Since we’ve now entered the holiday season, it seems only fitting to discuss a fruit that used to be essential to Christmas festivities: the orange hidden at the bottom of each stocking. Nowadays it seems shocking that a common citrus fruit would elicit such joy; however, Christmas oranges delighted children who lived during the GAPE.
Children's Love for Fruit. Library of Congress.
In the nineteenth century, putting up Christmas trees and hanging stockings by the fireplace started to become a tradition, and Christmas oranges soon followed. Although the origin of dropping these citrus fruits in the toes of stockings is unknown, it’s possible that the Christmas orange tradition was prompted by the legend of Saint Nicholas, who gave three women dowries of balls of gold during the 200s A.D.
Apparently, oranges were a good substitute for gold, which makes some sense given that oranges—now commonplace fruit—were still fairly rare in the late 1800s and early 1900s, although they were becoming more widespread. At first, only wealthy families had the financial means to place oranges in their children’s stockings, but as the citrus industry (previously the provenance of Spain) took off in the United States, families who didn’t make as much money could afford to place oranges in the toes of stockings.
And they were even encouraged to do so. In 1908, the California Fruit Growers Exchange (later known as Sunkist) started a campaign that specifically marketed oranges for Christmas, calling them a “most healthful gift.” By the 1920s, the Christmas orange was a “custom-honored” tradition. In fact, the January 1921 California Citrograph issue stated, “The Christmas stocking is really not properly filled without an orange in it, and it is a wise Santa Claus who gives this fruit to his small believers rather than filling their stockings with cheap, artificially colored and oftentimes injurious candy.”
Picking oranges. Library of Congress.
Peg Newton Smith of Little Rock, Arkansas remembered that her Christmas stockings from the 1920s always contained oranges and sometimes a silver dollar. She recalled, “During Christmas week you’d savor each segment of your orange, carefully taking the thick peel to the kitchen where it would be minced to flavor some delicacy or made into marmalade . . . .”

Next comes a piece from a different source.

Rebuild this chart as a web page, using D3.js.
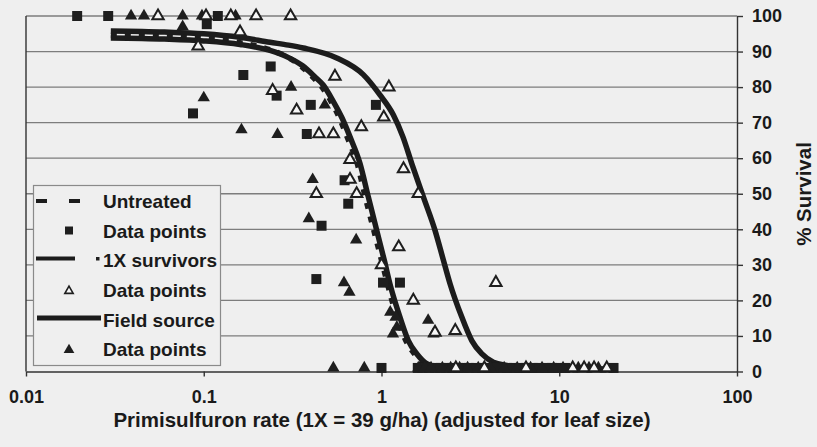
<!DOCTYPE html>
<html>
<head>
<meta charset="utf-8">
<title>Primisulfuron survival</title>
<script src="https://cdnjs.cloudflare.com/ajax/libs/d3/7.8.5/d3.min.js"></script>
<style>
body { margin: 0; background: #efefef; }
svg { display: block; font-family: "Liberation Sans", Arial, sans-serif; }
.grid line { stroke: #7d7d7d; stroke-width: 1.3; }
.axis path, .axis line { stroke: #333; stroke-width: 1.4; fill: none; }
.axis text { font-family: "Liberation Sans", Arial, sans-serif; font-size: 18px; font-weight: bold; fill: #1a1a1a; }
.curve { fill: none; stroke: #1c1c1c; stroke-width: 5.5; }
.title { font-weight: bold; fill: #1a1a1a; }
.legend text { font-size: 19px; font-weight: bold; fill: #1a1a1a; }
</style>
</head>
<body>
<script>

// axis ticks
var rateTicks = [0.01, 0.1, 1, 10, 100];
var rateTickLabels = ["0.01", "0.1", "1", "10", "100"];
var survivalTicks = [0, 10, 20, 30, 40, 50, 60, 70, 80, 90, 100];

// fitted curves [rate, % survival]
var untreatedCurve = [[0.03,94.5],[0.06,94.2],[0.1,93.6],[0.16,92.5],[0.236,90.5],[0.3,88.3],[0.36,85.5],[0.42,82.3],[0.47,79.5],[0.52,76.0],[0.58,71.3],[0.64,66.0],[0.73,58.5],[0.81,49.1],[0.905,39.7],[1.0,31.3],[1.08,24.7],[1.22,15.3],[1.37,8.7],[1.53,5.0],[1.75,2.2],[2.3,0.8],[5,0.5],[20,0.5]];
var survivorsCurve = [[0.03,95.8],[0.06,95.5],[0.1,95.0],[0.16,94.0],[0.236,92.6],[0.3,91.8],[0.363,91.0],[0.56,88.2],[0.79,83.5],[0.98,77.8],[1.165,72.2],[1.32,66.0],[1.48,58.5],[1.72,49.1],[2.0,39.7],[2.23,31.3],[2.43,24.7],[2.83,15.3],[3.22,8.7],[3.66,5.0],[4.26,2.6],[5.06,1.7],[6.56,1.2],[10,0.8],[20,0.7]];
var fieldCurve = [[0.03,93.8],[0.06,93.5],[0.1,93.0],[0.16,92.0],[0.236,90.3],[0.3,88.3],[0.36,86.0],[0.42,83.0],[0.47,80.6],[0.535,76.0],[0.6,71.3],[0.665,66.0],[0.757,58.5],[0.843,49.1],[0.94,39.7],[1.04,31.0],[1.12,24.3],[1.27,15.3],[1.415,8.7],[1.578,5.0],[1.8,2.2],[2.33,0.8],[5,0.5],[20,0.5]];

// data points [rate, % survival]
var untreatedPts = [[0.0194,100],[0.029,100],[0.12,100],[0.104,97.7],[0.238,85.8],[0.167,83.4],[0.257,77.6],[0.087,72.6],[0.40,75],[0.93,75],[0.38,66.8],[0.62,53.8],[0.65,47.2],[0.46,41],[0.43,26],[1.02,25],[1.27,25],
  [1.0,1],[1.6,1],[1.7,1],[1.85,1],[2.0,1],[2.15,1],[2.3,1],[2.5,1],[2.7,1],[2.9,1],[3.1,1],[3.4,1],[3.7,1],[4.0,1],[4.3,1],[4.7,1],[5.1,1],[5.5,1],[6.0,1],[6.5,1],[7.1,1],[7.7,1],[8.4,1],[9.1,1],[9.9,1],[10.8,1],[20.2,1]];
var survivorsPts = [[0.0553,100],[0.103,100],[0.142,100],[0.197,100],[0.308,100],[0.093,91.5],[0.16,95.5],[0.244,79],[0.333,73.5],[0.547,83],[1.1,80],[1.03,71.5],[0.445,66.8],[0.536,66.8],[0.77,68.8],[0.665,59.6],[1.33,57],[0.665,54],[0.43,50],[0.725,50],[1.61,50],[1.25,35],[1.0,30],[1.51,20],[2.0,11],[2.6,11.5],[4.4,25],
  [2.62,1],[3.79,1],[6.5,1],[11.9,1],[13.8,1],[15.7,1],[18.5,1]];
var fieldPts = [[0.039,100],[0.0461,100],[0.0761,100],[0.0977,100],[0.151,100],[0.0761,97],[0.10,77],[0.163,68],[0.26,66.7],[0.31,80],[0.48,75],[0.41,54],[0.39,43],[0.72,37],[0.615,25],[0.66,22.3],[1.12,16.7],[1.2,15.3],[1.22,12.5],[1.16,10.6],[1.83,14.4],[1.96,10.6],
  [0.536,1],[0.8,1],[1.61,1],[1.75,1],[1.9,1],[2.2,1],[2.45,1],[2.75,1],[3.05,1],[3.5,1],[4.1,1],[4.9,1],[5.8,1],[6.9,1],[8.0,1],[9.3,1],[10.5,1],[12.8,1],[14.7,1],[16.6,1]];

var legendLabels = ["Untreated", "Data points", "1X survivors", "Data points", "Field source", "Data points"];

var width = 817, height = 447;
var margin = { top: 16, right: 80, bottom: 75.5, left: 26 };

var x = d3.scaleLog().domain([0.01, 100]).range([margin.left, width - margin.right]);
var y = d3.scaleLinear().domain([0, 100]).range([height - margin.bottom, margin.top]);

var svg = d3.select("body").append("svg")
    .attr("width", width)
    .attr("height", height);

svg.append("rect").attr("width", width).attr("height", height).attr("fill", "#efefef");

// horizontal gridlines
svg.append("g").attr("class", "grid")
    .selectAll("line").data(survivalTicks.slice(1)).enter().append("line")
    .attr("x1", x(0.01)).attr("x2", x(100))
    .attr("y1", function(d) { return y(d); })
    .attr("y2", function(d) { return y(d); });

// left frame line
svg.append("line")
    .attr("x1", x(0.01)).attr("x2", x(0.01))
    .attr("y1", y(100)).attr("y2", y(0))
    .attr("stroke", "#333").attr("stroke-width", 1.4);

svg.append("g")
    .attr("class", "axis")
    .attr("transform", "translate(0," + y(0) + ")")
    .call(d3.axisBottom(x).tickValues(rateTicks)
        .tickFormat(function(d, i) { return rateTickLabels[i]; })
        .tickSize(5).tickSizeOuter(0).tickPadding(14));

svg.append("g")
    .attr("class", "axis")
    .attr("transform", "translate(" + x(100) + ",0)")
    .call(d3.axisRight(y).tickValues(survivalTicks)
        .tickSize(6).tickSizeOuter(0).tickPadding(9));

var line = d3.line()
    .x(function(d) { return x(d[0]); })
    .y(function(d) { return y(d[1]); })
    .curve(d3.curveMonotoneX);

svg.append("path").attr("class", "curve").attr("d", line(survivorsCurve));
svg.append("path").attr("class", "curve").attr("d", line(fieldCurve));
svg.append("path").attr("class", "curve")
    .attr("stroke-dasharray", "6,8")
    .attr("d", line(untreatedCurve));

var square = d3.symbol().type(d3.symbolSquare).size(100);
var triFilled = d3.symbol().type(d3.symbolTriangle).size(66);
var triOpen = d3.symbol().type(d3.symbolTriangle).size(56);

function drawPoints(data, sym, fill, stroke) {
    svg.append("g").selectAll("path").data(data).enter().append("path")
        .attr("transform", function(d) { return "translate(" + x(d[0]) + "," + y(d[1]) + ")"; })
        .attr("d", sym)
        .attr("fill", fill)
        .attr("stroke", stroke)
        .attr("stroke-width", stroke == "none" ? 0 : 2);
}

drawPoints(untreatedPts, square, "#1e1e1e", "none");
drawPoints(fieldPts, triFilled, "#1e1e1e", "none");
drawPoints(survivorsPts, triOpen, "#f6f6f6", "#1e1e1e");

// legend
var lg = svg.append("g").attr("class", "legend");
lg.append("rect")
    .attr("x", 33.5).attr("y", 185.5).attr("width", 187).attr("height", 180)
    .attr("fill", "#efefef").attr("stroke", "#8a8a8a").attr("stroke-width", 1.2);

var rowY = [201, 230.5, 260, 290, 319.5, 349];
lg.selectAll("text").data(legendLabels).enter().append("text")
    .attr("x", 103)
    .attr("y", function(d, i) { return rowY[i] + 7; })
    .text(function(d) { return d; });

lg.append("line").attr("x1", 36).attr("x2", 81).attr("y1", rowY[0]).attr("y2", rowY[0])
    .attr("stroke", "#1c1c1c").attr("stroke-width", 4).attr("stroke-dasharray", "11,22");
lg.append("path").attr("transform", "translate(69," + rowY[1] + ")")
    .attr("d", d3.symbol().type(d3.symbolSquare).size(64)).attr("fill", "#1e1e1e");
lg.append("line").attr("x1", 36).attr("x2", 75).attr("y1", rowY[2] - 1.5).attr("y2", rowY[2] - 1.5)
    .attr("stroke", "#1c1c1c").attr("stroke-width", 4);
lg.append("rect").attr("x", 96).attr("y", rowY[2] - 3).attr("width", 3.5).attr("height", 3.5).attr("fill", "#1e1e1e");
lg.append("path").attr("transform", "translate(69," + (rowY[3] + 1) + ")")
    .attr("d", d3.symbol().type(d3.symbolTriangle).size(30))
    .attr("fill", "#f6f6f6").attr("stroke", "#1e1e1e").attr("stroke-width", 1.6);
lg.append("line").attr("x1", 37).attr("x2", 101).attr("y1", rowY[4] - 1.5).attr("y2", rowY[4] - 1.5)
    .attr("stroke", "#1c1c1c").attr("stroke-width", 5);
lg.append("path").attr("transform", "translate(69," + (rowY[5] + 1) + ")")
    .attr("d", d3.symbol().type(d3.symbolTriangle).size(50)).attr("fill", "#1e1e1e");

// axis titles
svg.append("text").attr("class", "title")
    .attr("x", 382).attr("y", 427)
    .attr("text-anchor", "middle")
    .style("font-size", "20.5px")
    .text("Primisulfuron rate (1X = 39 g/ha) (adjusted for leaf size)");

svg.append("text").attr("class", "title")
    .attr("transform", "translate(804,194) rotate(-90)")
    .attr("text-anchor", "middle")
    .attr("dy", "0.35em")
    .style("font-size", "20.5px")
    .text("% Survival");

</script>
</body>
</html>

As to more famous recipients of Christmas oranges, readers of the Little House books may remember Laura Ingalls Wilder’s joy when she received an orange at a birthday party just shortly after Christmas. As Laura told her mother after returning home from the party, “Oh, Ma, each one of us had a whole orange!” Prior to this party, she had never eaten a whole orange: “Still, she had once eaten part of an orange, so she knew how good an orange tastes.”
Even President Theodore Roosevelt got oranges for Christmas, as this December 23, 1903, letter to former Rough Rider Joseph L. B. Alexander indicates:
Letter from Theodore Roosevelt to Joseph L. B. Alexander. Theodore Roosevelt Papers. Library of Congress Manuscript Division. Theodore Roosevelt Digital Library. Dickinson State University.

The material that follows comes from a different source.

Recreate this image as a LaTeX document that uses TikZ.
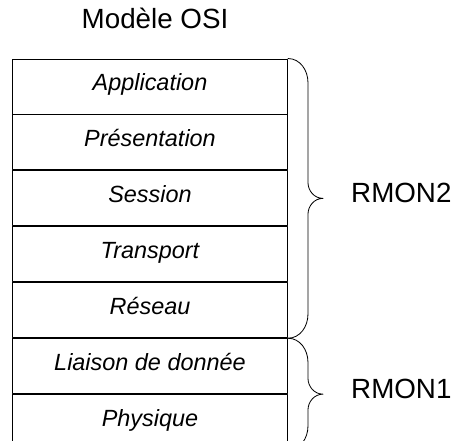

As you think about holiday gifts this year, I’d encourage you to place an orange in a loved one’s stocking. You’d be following in a time-honored tradition celebrated by well-known historical figures and people throughout the GAPE, which would make this Christmas season extra special.
I remember that Grandma always made sure I had an orange at the bottom of my stocking when I was little. I would always eat it while playing with my new toys, haha.